▶ What you are asked to do
Reproduce exactly the section that begins at the line containing "The picture is" and ends at the line containing "const tickLabelsB = [0, 20, 40, 60, 80, 100];", both lines included; omit all other lines.

▶ Data extract

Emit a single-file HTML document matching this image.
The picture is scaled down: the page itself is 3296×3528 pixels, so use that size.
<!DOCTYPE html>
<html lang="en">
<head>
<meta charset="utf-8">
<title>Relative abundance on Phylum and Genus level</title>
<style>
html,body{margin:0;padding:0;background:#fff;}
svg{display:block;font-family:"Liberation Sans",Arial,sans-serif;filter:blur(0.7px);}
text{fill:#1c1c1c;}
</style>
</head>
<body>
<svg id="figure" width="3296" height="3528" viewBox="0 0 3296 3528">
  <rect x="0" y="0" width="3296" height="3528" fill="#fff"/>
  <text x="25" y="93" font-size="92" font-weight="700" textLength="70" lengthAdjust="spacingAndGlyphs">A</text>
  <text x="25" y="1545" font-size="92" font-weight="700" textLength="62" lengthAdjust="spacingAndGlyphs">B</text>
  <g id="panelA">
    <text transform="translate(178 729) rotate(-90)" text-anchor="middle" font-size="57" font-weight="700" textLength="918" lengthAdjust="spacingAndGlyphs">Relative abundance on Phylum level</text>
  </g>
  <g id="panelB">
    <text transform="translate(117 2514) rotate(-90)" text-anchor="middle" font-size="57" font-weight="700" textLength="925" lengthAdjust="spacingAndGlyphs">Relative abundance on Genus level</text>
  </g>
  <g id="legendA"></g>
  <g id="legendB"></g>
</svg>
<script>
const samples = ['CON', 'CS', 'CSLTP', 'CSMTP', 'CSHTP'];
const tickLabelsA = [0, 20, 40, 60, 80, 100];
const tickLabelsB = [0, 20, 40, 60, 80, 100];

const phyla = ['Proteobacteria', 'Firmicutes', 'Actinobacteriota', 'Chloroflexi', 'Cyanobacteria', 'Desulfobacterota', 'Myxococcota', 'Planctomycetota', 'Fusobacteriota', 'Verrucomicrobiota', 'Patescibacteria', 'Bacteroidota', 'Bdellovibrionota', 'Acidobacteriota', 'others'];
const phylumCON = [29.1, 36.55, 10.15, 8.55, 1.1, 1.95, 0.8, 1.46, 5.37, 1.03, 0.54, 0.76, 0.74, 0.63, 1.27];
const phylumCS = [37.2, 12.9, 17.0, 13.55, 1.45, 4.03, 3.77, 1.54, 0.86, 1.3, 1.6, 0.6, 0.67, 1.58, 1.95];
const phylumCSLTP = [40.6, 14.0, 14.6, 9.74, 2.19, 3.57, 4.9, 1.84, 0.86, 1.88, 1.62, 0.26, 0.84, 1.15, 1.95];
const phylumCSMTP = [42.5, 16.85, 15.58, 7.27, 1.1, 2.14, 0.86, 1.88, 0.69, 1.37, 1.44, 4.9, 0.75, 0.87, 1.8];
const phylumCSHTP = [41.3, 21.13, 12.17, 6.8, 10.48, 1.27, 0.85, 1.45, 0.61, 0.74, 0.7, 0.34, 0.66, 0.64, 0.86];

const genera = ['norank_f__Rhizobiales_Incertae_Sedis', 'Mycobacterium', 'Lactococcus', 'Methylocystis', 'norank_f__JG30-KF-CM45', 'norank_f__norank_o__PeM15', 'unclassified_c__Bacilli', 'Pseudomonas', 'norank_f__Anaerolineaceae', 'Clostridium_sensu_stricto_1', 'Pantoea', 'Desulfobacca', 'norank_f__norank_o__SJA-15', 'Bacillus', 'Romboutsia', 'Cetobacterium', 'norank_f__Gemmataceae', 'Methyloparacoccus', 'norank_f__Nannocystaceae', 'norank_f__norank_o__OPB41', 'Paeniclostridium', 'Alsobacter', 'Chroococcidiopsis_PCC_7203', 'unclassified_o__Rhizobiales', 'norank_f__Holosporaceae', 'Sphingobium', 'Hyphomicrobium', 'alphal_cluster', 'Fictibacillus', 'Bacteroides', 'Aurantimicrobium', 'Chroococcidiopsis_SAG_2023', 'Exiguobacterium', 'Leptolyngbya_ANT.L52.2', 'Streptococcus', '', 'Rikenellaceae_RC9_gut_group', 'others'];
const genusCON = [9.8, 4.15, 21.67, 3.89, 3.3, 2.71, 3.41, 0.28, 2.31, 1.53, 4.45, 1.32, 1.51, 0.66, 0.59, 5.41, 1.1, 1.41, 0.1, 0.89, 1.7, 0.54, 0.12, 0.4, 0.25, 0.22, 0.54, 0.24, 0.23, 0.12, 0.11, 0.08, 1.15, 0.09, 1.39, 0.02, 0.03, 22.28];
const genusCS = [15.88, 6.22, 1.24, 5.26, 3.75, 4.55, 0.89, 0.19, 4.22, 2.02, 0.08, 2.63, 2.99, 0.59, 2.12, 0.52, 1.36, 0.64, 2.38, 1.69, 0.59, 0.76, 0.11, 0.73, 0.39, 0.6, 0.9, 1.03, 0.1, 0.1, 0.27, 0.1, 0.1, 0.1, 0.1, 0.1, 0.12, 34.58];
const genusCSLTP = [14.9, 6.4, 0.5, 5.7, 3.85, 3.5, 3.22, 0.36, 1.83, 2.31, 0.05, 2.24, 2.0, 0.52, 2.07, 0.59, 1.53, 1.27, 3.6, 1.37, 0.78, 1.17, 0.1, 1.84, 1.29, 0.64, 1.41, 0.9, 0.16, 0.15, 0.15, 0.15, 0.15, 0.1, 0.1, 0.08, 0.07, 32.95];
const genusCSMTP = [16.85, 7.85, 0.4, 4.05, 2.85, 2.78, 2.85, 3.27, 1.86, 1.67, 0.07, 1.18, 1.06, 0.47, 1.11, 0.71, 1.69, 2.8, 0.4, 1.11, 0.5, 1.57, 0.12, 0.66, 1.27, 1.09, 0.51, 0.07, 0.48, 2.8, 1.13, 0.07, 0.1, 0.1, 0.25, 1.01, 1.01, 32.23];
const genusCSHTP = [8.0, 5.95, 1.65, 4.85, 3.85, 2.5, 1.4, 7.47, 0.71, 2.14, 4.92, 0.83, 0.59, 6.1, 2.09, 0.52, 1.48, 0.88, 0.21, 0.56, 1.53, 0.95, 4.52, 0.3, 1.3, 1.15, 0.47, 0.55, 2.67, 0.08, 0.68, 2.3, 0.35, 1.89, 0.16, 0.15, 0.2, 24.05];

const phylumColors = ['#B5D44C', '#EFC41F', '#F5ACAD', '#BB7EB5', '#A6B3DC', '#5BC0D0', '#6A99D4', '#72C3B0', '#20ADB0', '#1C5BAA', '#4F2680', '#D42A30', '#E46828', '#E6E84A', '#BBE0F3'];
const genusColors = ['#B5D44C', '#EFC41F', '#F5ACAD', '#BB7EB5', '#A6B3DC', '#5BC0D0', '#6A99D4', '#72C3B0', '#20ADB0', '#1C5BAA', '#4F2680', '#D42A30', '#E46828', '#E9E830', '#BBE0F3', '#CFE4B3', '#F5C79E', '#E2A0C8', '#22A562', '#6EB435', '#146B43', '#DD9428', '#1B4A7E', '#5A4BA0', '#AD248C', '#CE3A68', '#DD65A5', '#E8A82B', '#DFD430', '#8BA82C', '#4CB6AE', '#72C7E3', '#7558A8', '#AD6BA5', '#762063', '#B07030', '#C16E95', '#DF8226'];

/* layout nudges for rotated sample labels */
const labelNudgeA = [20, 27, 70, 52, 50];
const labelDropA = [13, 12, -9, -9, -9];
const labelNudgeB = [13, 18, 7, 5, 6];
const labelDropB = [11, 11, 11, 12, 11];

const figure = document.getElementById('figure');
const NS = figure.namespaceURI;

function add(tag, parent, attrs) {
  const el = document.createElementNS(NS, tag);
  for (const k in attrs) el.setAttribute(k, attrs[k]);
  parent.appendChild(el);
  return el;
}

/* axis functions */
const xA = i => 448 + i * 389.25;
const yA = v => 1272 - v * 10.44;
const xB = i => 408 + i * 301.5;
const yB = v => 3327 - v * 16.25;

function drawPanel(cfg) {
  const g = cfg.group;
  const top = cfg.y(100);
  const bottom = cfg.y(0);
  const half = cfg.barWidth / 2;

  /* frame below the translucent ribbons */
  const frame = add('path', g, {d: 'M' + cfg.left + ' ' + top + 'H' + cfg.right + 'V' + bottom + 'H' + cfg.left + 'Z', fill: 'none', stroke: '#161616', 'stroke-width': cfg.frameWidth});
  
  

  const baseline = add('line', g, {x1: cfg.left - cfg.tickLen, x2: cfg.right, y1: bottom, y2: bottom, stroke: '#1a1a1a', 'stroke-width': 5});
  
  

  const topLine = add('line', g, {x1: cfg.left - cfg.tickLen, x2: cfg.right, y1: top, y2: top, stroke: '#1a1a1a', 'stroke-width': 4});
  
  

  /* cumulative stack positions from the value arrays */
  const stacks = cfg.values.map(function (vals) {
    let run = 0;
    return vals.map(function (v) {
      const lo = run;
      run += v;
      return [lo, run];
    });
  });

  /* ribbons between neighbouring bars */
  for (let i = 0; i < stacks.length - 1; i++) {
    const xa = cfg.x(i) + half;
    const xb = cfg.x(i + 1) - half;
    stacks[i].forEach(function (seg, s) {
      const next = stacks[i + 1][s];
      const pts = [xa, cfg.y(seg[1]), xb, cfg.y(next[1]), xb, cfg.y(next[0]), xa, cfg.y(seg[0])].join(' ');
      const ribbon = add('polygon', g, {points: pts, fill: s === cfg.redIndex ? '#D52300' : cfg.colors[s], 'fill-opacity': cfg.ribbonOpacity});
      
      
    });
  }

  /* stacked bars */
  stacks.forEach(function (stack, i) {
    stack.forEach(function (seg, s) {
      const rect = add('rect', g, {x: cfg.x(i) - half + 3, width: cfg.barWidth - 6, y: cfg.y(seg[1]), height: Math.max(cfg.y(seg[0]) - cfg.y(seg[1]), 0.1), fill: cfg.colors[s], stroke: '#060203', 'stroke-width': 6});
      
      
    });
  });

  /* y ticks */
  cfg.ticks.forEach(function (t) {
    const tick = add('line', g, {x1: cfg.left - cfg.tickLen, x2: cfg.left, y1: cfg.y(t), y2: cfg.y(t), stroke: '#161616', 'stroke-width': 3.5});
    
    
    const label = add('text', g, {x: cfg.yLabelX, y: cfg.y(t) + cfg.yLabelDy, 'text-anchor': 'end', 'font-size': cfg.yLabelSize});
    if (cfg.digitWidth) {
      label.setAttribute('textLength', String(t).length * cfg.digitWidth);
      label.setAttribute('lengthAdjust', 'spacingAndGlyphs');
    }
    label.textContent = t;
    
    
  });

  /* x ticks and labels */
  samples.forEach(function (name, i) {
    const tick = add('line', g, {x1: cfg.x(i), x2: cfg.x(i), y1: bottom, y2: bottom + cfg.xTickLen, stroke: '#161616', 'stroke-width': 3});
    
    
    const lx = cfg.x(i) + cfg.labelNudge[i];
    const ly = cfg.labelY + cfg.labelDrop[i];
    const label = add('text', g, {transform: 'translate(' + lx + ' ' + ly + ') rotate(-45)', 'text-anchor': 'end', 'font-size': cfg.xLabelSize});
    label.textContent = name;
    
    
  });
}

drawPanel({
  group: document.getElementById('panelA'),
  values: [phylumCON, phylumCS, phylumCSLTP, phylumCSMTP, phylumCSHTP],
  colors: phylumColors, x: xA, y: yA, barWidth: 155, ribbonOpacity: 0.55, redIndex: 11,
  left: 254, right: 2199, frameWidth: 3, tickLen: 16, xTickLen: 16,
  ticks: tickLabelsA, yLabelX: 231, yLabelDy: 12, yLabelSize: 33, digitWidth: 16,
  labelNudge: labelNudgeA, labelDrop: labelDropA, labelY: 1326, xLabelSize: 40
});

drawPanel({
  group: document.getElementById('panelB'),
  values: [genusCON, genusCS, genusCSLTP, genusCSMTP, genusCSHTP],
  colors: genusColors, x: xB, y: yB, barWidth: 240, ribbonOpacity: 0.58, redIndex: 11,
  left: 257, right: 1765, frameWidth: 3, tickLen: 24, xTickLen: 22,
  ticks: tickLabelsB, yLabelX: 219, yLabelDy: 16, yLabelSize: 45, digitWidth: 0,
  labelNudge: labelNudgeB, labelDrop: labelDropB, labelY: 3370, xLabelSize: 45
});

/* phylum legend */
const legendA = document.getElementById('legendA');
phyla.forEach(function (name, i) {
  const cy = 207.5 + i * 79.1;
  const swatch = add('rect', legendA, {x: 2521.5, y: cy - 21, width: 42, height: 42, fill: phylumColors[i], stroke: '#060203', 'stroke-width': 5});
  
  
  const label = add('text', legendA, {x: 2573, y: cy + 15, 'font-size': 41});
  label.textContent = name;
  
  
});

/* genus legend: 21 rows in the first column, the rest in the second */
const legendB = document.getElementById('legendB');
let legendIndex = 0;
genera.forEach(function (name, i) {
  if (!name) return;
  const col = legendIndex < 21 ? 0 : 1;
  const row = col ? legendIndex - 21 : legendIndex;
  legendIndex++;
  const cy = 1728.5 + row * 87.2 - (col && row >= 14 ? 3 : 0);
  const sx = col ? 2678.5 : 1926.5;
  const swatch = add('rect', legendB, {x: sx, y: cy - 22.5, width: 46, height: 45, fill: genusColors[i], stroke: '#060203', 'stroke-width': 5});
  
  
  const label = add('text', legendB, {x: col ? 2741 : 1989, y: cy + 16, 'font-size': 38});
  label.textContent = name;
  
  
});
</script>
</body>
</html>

▶ Response to this task
The picture is scaled down: the page itself is 3296×3528 pixels, so use that size.
<!DOCTYPE html>
<html lang="en">
<head>
<meta charset="utf-8">
<title>Relative abundance on Phylum and Genus level</title>
<style>
html,body{margin:0;padding:0;background:#fff;}
svg{display:block;font-family:"Liberation Sans",Arial,sans-serif;filter:blur(0.7px);}
text{fill:#1c1c1c;}
</style>
</head>
<body>
<svg id="figure" width="3296" height="3528" viewBox="0 0 3296 3528">
  <rect x="0" y="0" width="3296" height="3528" fill="#fff"/>
  <text x="25" y="93" font-size="92" font-weight="700" textLength="70" lengthAdjust="spacingAndGlyphs">A</text>
  <text x="25" y="1545" font-size="92" font-weight="700" textLength="62" lengthAdjust="spacingAndGlyphs">B</text>
  <g id="panelA">
    <text transform="translate(178 729) rotate(-90)" text-anchor="middle" font-size="57" font-weight="700" textLength="918" lengthAdjust="spacingAndGlyphs">Relative abundance on Phylum level</text>
  </g>
  <g id="panelB">
    <text transform="translate(117 2514) rotate(-90)" text-anchor="middle" font-size="57" font-weight="700" textLength="925" lengthAdjust="spacingAndGlyphs">Relative abundance on Genus level</text>
  </g>
  <g id="legendA"></g>
  <g id="legendB"></g>
</svg>
<script>
const samples = ['CON', 'CS', 'CSLTP', 'CSMTP', 'CSHTP'];
const tickLabelsA = [0, 20, 40, 60, 80, 100];
const tickLabelsB = [0, 20, 40, 60, 80, 100];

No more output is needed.